A performance of Gurre-Lieder is a decadent act. So many people – so many instruments – so many hours' rehearsal – so much noise – so many notes! I'll confess certain moments are too rich for my palate – like (simile warning) gorging on foie gras that has been made from a goose that was force-fed foie gras. But there are other moments that are so tremendous, so exciting, thrilling verging on terrifying, like a Wagner-Mahler love child on acid, and emphatically Schoenbergian in ambition.

At the helm of this outpouring of decadence was Mark Elder. What a feeling that must be, to have the responsibility for bringing all those people and hours and notes together. It's a burden Elder to me seems particularly well suited to shoulder; he seems to exude steely fury on the podium, a tightly wound manifestation of will. Not quite everything worked, but that's perhaps even an encouraging signal that there is a limit even to Elder's power.
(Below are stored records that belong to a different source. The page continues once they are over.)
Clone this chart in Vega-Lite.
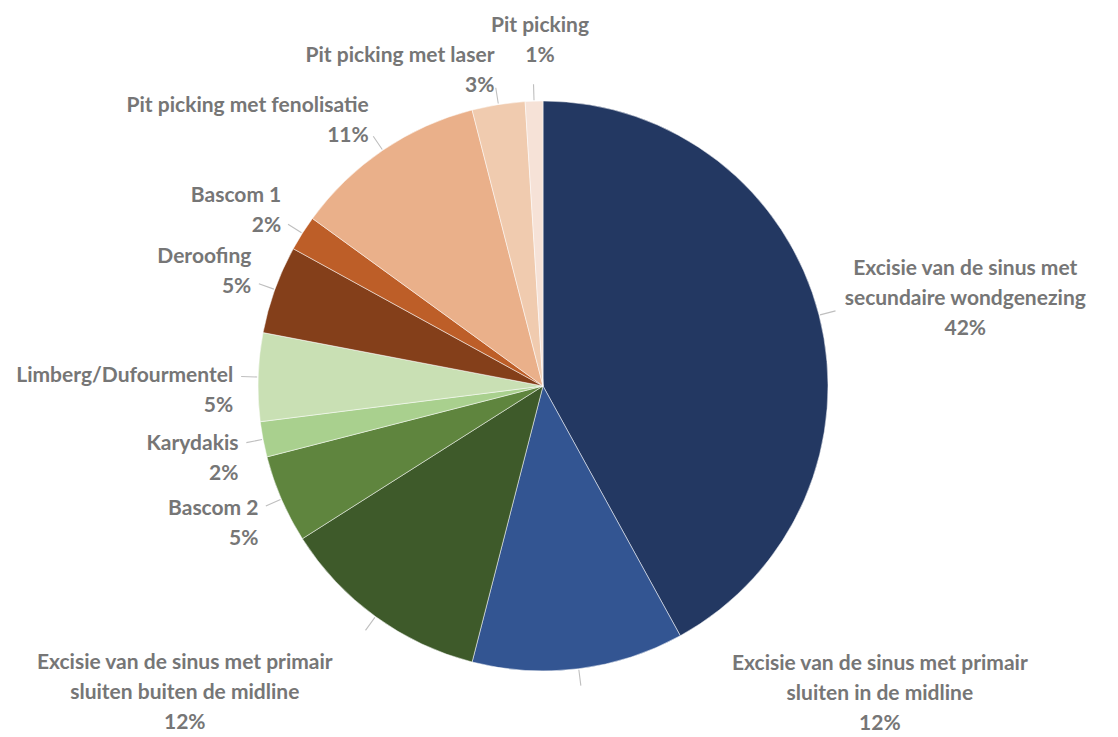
{
  "$schema": "https://vega.github.io/schema/vega-lite/v6.json",
  "width": 1086,
  "height": 702,
  "autosize": {"type": "none"},
  "padding": {"left": 0, "right": 32, "top": 35, "bottom": 0},
  "background": "white",
  "config": {
    "view": {"stroke": null},
    "text": {"lineBreak": "\n", "lineHeight": 30, "font": "Lato", "fontWeight": "bold", "fontSize": 21, "color": "#767676"}
  },
  "data": {
    "values": [
      {"idx": 1, "name": "Excisie van de sinus met\nsecundaire wondgenezing", "value": 42},
      {"idx": 2, "name": "Excisie van de sinus met primair\nsluiten in de midline", "value": 12},
      {"idx": 3, "name": "Excisie van de sinus met primair\nsluiten buiten de midline", "value": 12},
      {"idx": 4, "name": "Bascom 2", "value": 5},
      {"idx": 5, "name": "Karydakis", "value": 2},
      {"idx": 6, "name": "Limberg/Dufourmentel", "value": 5},
      {"idx": 7, "name": "Deroofing", "value": 5},
      {"idx": 8, "name": "Bascom 1", "value": 2},
      {"idx": 9, "name": "Pit picking met fenolisatie", "value": 11},
      {"idx": 10, "name": "Pit picking met laser", "value": 3},
      {"idx": 11, "name": "Pit picking", "value": 1}
    ]
  },
  "transform": [
    {"window": [{"op": "sum", "field": "value", "as": "cum"}], "sort": [{"field": "idx"}], "frame": [null, 0]},
    {"calculate": "datum.cum - datum.value", "as": "start"},
    {"calculate": "datum.cum - datum.value / 2", "as": "mid"},
    {"calculate": "datum.mid - 0.03", "as": "lo"},
    {"calculate": "datum.mid + 0.03", "as": "hi"},
    {"calculate": "datum.name + '\\n' + datum.value + '%'", "as": "label"}
  ],
  "layer": [
    {
      "mark": {"type": "arc", "radius": 285, "stroke": "white", "strokeWidth": 0.5},
      "encoding": {
        "theta": {"field": "start", "type": "quantitative", "scale": {"domain": [0, 100], "nice": false, "zero": true}},
        "theta2": {"field": "cum"},
        "color": {
          "field": "idx",
          "type": "nominal",
          "legend": null,
          "scale": {
            "domain": [1, 2, 3, 4, 5, 6, 7, 8, 9, 10, 11],
            "range": ["#233862", "#335592", "#3e5a2a", "#5f853e", "#a9d08e", "#c9e0b4", "#843f1a", "#bd5e28", "#eab08a", "#f0cbaf", "#f6e2d7"]
          }
        },
        "order": {"field": "idx"}
      }
    },
    {
      "mark": {"type": "arc", "radius": 302, "radius2": 286, "color": "#bfbfbf"},
      "encoding": {
        "theta": {"field": "lo", "type": "quantitative"},
        "theta2": {"field": "hi"}
      }
    },
    {
      "transform": [{"filter": "datum.mid < 45"}],
      "mark": {"type": "text", "radius": 310, "dx": 122, "dy": -40, "align": "center", "baseline": "middle"},
      "encoding": {
        "theta": {"field": "mid", "type": "quantitative", "stack": null},
        "text": {"field": "label"}
      }
    },
    {
      "transform": [{"filter": "datum.mid >= 45 && datum.mid < 55"}],
      "mark": {"type": "text", "radius": 310, "dx": 298, "dy": -30, "align": "center", "baseline": "middle"},
      "encoding": {
        "theta": {"field": "mid", "type": "quantitative", "stack": null},
        "text": {"field": "label"}
      }
    },
    {
      "transform": [{"filter": "datum.mid >= 55 && datum.mid < 65"}],
      "mark": {"type": "text", "radius": 310, "dx": -176, "dy": 26, "align": "center", "baseline": "middle"},
      "encoding": {
        "theta": {"field": "mid", "type": "quantitative", "stack": null},
        "text": {"field": "label"}
      }
    },
    {
      "transform": [{"filter": "datum.mid >= 65 && datum.mid < 78"}],
      "mark": {"type": "text", "radius": 310, "align": "right", "baseline": "middle"},
      "encoding": {
        "theta": {"field": "mid", "type": "quantitative", "stack": null},
        "text": {"field": "label"}
      }
    },
    {
      "transform": [{"filter": "datum.mid >= 78 && datum.mid < 98"}],
      "mark": {"type": "text", "radius": 310, "dy": -24, "align": "right", "baseline": "middle"},
      "encoding": {
        "theta": {"field": "mid", "type": "quantitative", "stack": null},
        "text": {"field": "label"}
      }
    },
    {
      "transform": [{"filter": "datum.mid >= 98"}],
      "mark": {"type": "text", "radius": 350, "dx": 8, "align": "center", "baseline": "bottom"},
      "encoding": {
        "theta": {"field": "mid", "type": "quantitative", "stack": null},
        "text": {"field": "label"}
      }
    }
  ]
}
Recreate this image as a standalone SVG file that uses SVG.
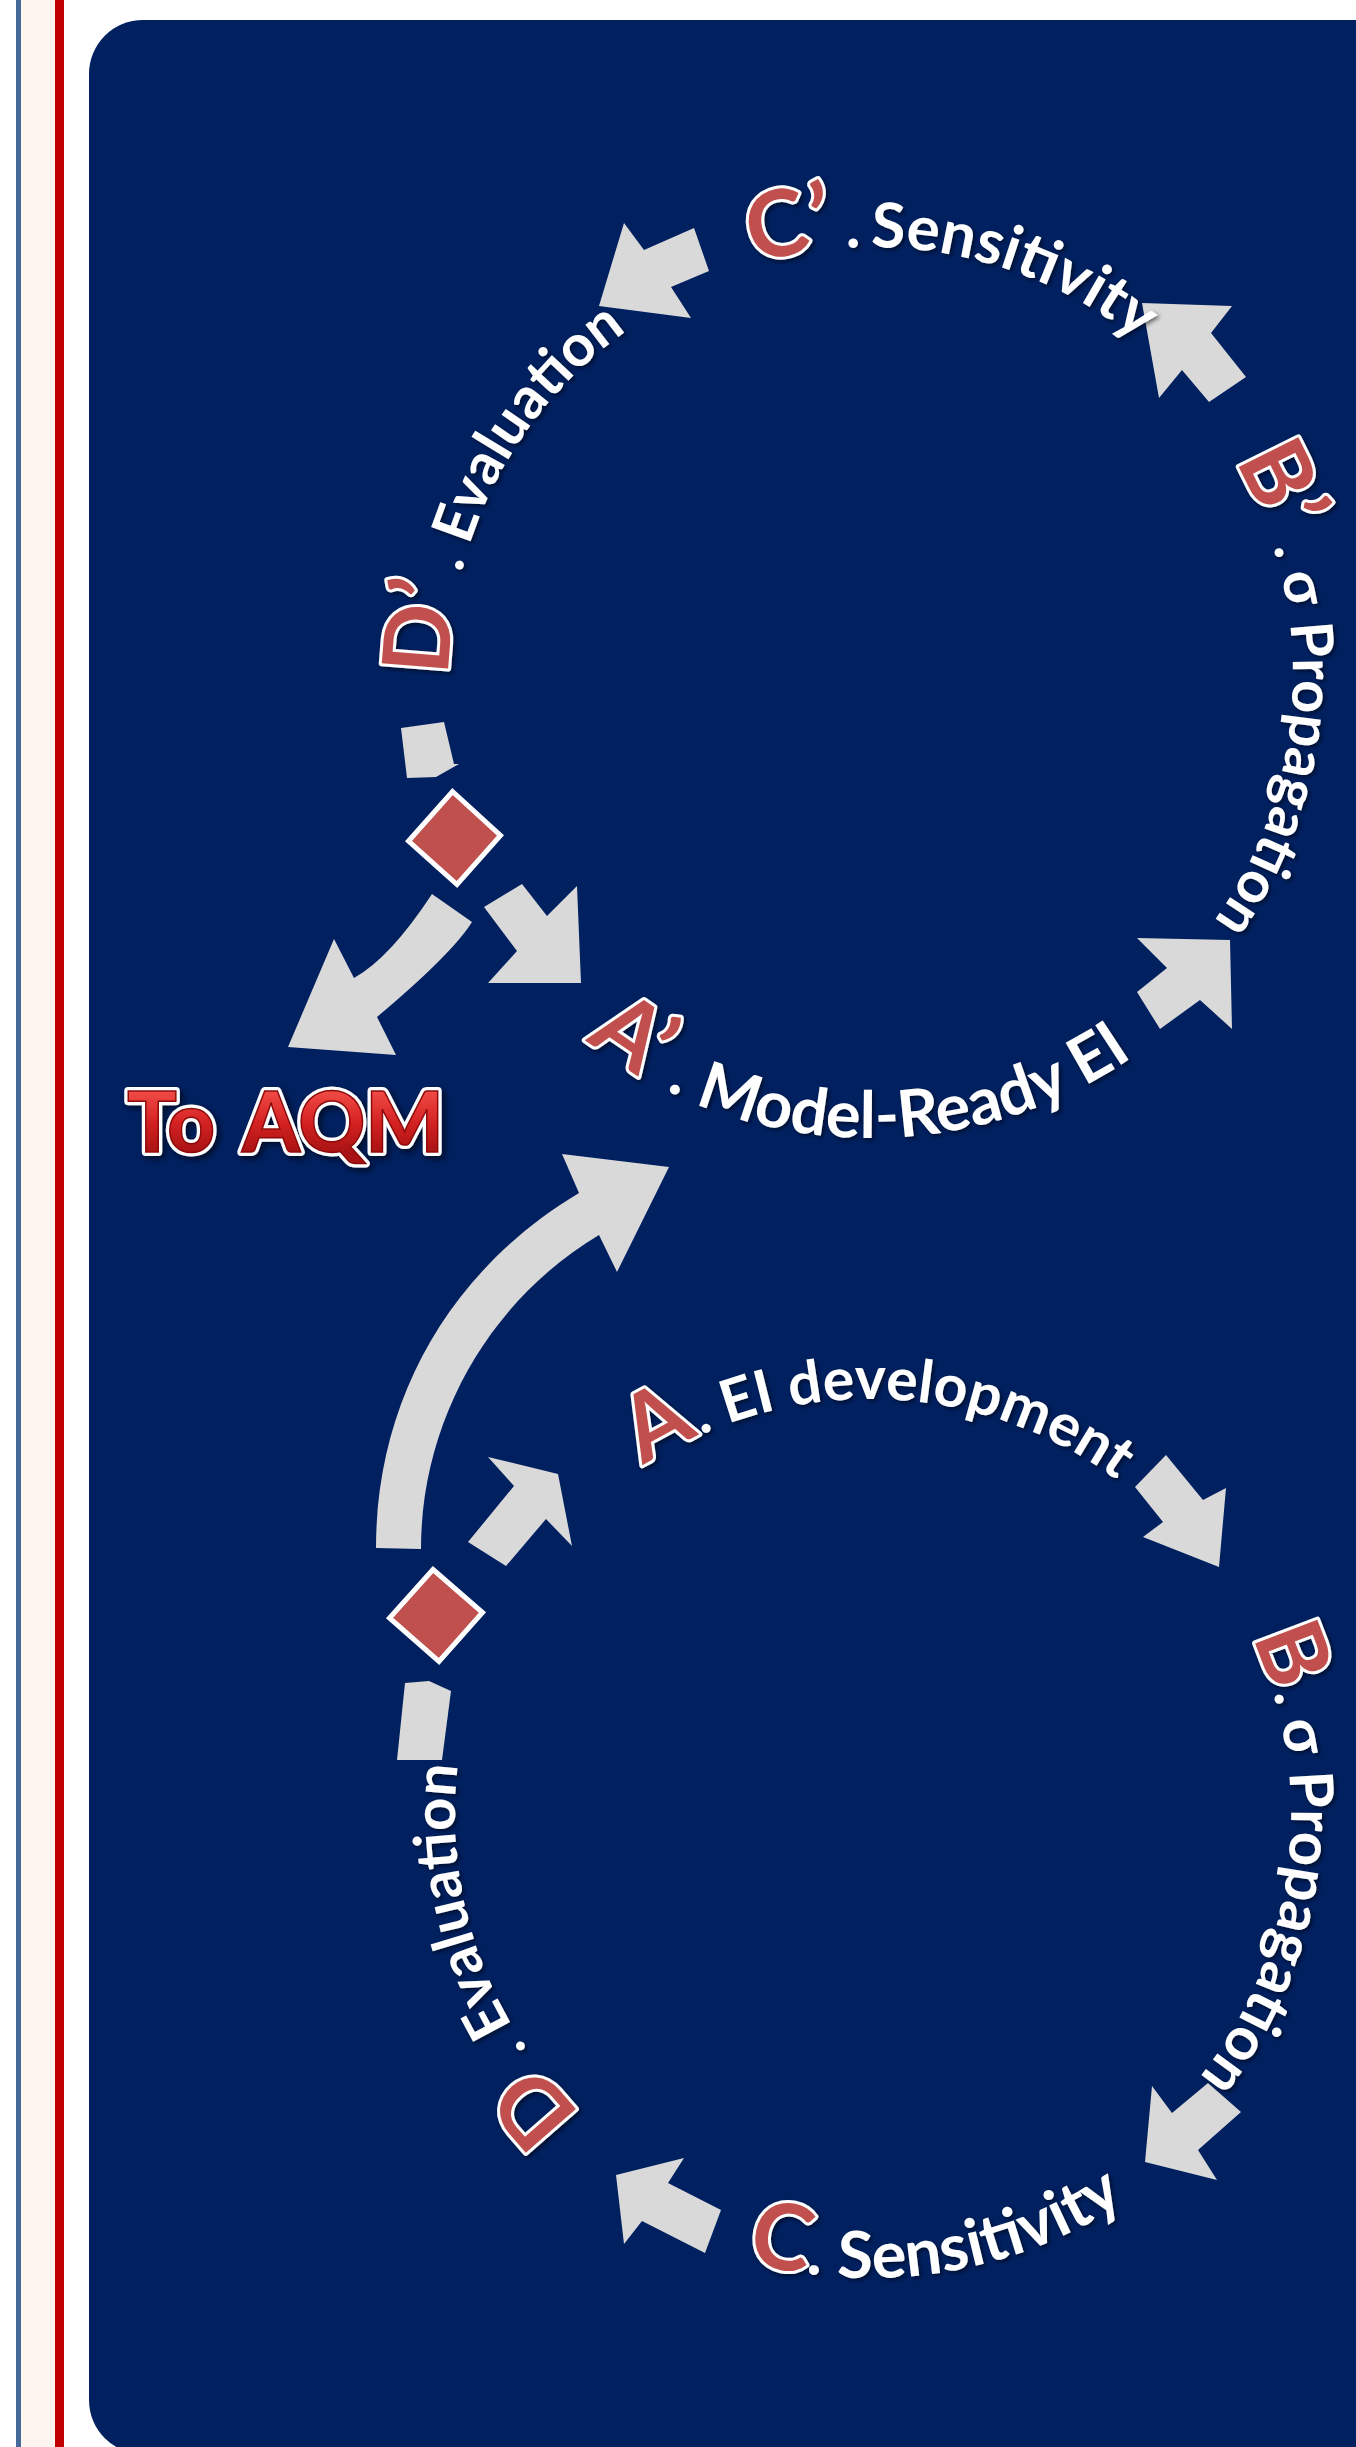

The things that didn't quite work were few. Brandon Jovanovich as Waldemar has a loud and exciting timbre but here his legato seemed to be switched off, every phrase broken into notes. He hid his nose in his copy throughout, and also cupped his hand against his ear for high notes. The orchestra is loud, certainly, but professional singers shouldn't need that kind of crutch. Emily Magee as Tove didn't penetrate as I wished her too, and the negligible chemistry between the two of them led to some pretty turgid moments in Part One. And the vast chorus, impressive in so many ways, didn't quite manage to sing all the right notes.

Everything else was superb. Alice Coote's wild performing intensity and glorious vocal lustre could not be better suited to the Wood Bird's gory monologue. Graham Clark should be a national treasure: so embedded within the music, and so magnificently loud. Thomas Allen is very definitely a national treasure and worthy of the according accolades, his intelligently sung Sprechstimme a masterclass in the form. James Creswell, standing in for Johan Reuter, acquitted himself well.

And the chorus and orchestra were phenomenally loud! I would be lying if I tried to claim I could hear every part (the harps, for example, might have stayed at home for all I could tell), but the cumulative effect was of awesome strength, of full-blooded commitment to this absurdly challenging work, and of lusty engagement with its meaty flesh. It thrilled, exactly as Gurre-Lieder must.